De tudo o que foi dito lá dentro e chegou a meus ouvidos, nada me pareceu mais revelador da inconsciência e adesão implícita ao fascismo de alguns participantes que a afirmação de que Lucas era um defensor de vagabundos. Que Lucas tenha ficado trancado dentro de uma escola por semanas nas ocupações mas não tenha suportado suas semanas na casa é sintomático: no caso das escolas, os adversários estavam fora e estavam evidentes; aqui, os pretensamente aliados se tornaram inimigos, ignorando que o que serve para destruir preconceitos e ódios é exatamente a educação que, de 20 participantes, só ele se dispôs a defender.

- As estratégias de segregação, desmoralização e ataque psicológico usadas na casa, além das ações combinadas, não são em essência diferentes das usadas nas redes sociais e na vida política do país. Para usar um exemplo da casa, Jean Wyllys, depois de vencer estas estratégias dentro dela foi forçado a sair de outra casa mais importante, o Congresso Nacional, pela aplicação em ponto maior desta mesma tática, chegando às ameaças de morte a ele e sua família.

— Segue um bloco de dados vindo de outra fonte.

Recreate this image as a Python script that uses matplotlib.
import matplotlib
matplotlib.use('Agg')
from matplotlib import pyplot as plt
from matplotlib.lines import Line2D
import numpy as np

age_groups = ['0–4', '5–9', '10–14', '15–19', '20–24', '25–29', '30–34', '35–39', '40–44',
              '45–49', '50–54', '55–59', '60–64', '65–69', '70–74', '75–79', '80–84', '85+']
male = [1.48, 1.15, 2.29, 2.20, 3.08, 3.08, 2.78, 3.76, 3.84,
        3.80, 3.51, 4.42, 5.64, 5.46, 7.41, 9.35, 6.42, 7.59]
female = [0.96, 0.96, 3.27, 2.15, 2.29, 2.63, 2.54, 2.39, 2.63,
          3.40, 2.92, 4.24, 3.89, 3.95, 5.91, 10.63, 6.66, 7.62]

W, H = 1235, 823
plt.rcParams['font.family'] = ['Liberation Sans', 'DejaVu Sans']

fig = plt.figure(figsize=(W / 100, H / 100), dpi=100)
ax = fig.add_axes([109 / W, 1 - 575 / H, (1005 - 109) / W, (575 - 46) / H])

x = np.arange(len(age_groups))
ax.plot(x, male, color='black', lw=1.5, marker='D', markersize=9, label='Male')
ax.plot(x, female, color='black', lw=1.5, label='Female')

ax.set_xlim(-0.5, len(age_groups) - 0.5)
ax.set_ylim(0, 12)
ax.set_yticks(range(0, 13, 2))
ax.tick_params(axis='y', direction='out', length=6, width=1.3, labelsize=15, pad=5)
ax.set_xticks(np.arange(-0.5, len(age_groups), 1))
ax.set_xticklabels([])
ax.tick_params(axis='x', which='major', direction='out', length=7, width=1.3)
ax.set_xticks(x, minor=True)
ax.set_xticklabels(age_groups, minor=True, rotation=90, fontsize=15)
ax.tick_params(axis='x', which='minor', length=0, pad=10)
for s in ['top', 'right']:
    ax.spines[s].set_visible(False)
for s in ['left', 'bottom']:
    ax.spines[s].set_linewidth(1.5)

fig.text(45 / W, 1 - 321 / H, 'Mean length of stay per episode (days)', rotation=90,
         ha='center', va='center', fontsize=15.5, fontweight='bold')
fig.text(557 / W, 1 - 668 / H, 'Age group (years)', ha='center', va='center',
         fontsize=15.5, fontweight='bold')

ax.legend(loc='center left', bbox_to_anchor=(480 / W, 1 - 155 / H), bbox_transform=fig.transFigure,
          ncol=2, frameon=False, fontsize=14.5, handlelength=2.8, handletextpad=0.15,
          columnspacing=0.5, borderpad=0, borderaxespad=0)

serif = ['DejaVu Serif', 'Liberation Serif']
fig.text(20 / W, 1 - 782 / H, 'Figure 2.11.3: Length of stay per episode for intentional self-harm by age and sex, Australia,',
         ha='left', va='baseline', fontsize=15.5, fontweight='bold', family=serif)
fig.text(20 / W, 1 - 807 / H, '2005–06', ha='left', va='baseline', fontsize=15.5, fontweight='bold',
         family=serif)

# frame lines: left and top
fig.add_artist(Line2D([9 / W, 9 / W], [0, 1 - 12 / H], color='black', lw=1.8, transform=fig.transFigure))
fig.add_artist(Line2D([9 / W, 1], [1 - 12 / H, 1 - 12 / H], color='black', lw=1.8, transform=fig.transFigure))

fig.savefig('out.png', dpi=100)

A comparação com Jean me parece ainda mais adequada ao lembrarmos da sexualidade assumida por Jean e por Lucas. Porém Jean, mais velho e com mais formação, teve mais condições de entender o que acontecia e agir, enquanto Lucas, empurrado inclusive pela oferta de álcool que caracteriza as edições recentes do BBB com o claro objetivo de provocar descontroles que dão audiência, não aguentou o tranco. Outro caso relevante é o da professora Debora Diniz, outra que foi forçada ao exílio por ameaças físicas, e está sendo neste momento vilipendiada com o auxílio do presidente da república, que a acusa de defender a pedofilia e atiça seus cachorros contra ela.

Em suma, o que aconteceu dentro da casa para o país assistir foi proporcional ao que está ocorrendo há alguns anos na vida política do país e vai sendo sucessivamente normalizado, assim como dentro da casa há os que lideram as ações e os que preferem associar-se a elas por convencimento ou conveniência. Os processos do fascismo estão todos lá para reconhecermos. Podemos pedir o fim do programa — eu não o assisto por um motivo -, mas o que ele está espelhando continuará a nos assombrar.

E neste sentido, a decisão do Lucas de sair, que eu absolutamente me recuso a julgar, me soa positiva em termos de comunicação, digamos, e com ela ele passa uma mensagem muito importante, que neste caso vai no sentido oposto a do Jean Wyllys (mas os tempos eram outros): Jean, vencendo a disputa lá dentro, passou uma mensagem de que era possível, com a ação coordenada e democrática, o entendimento mútuo e a educação — sempre ela, vencer o fascismo. Já Lucas recusou-se a compactuar com o jogo a casa, e, saindo, nos advertiu que o jogo de verdade está aqui fora. Gostaria de acreditar que entenderemos isto.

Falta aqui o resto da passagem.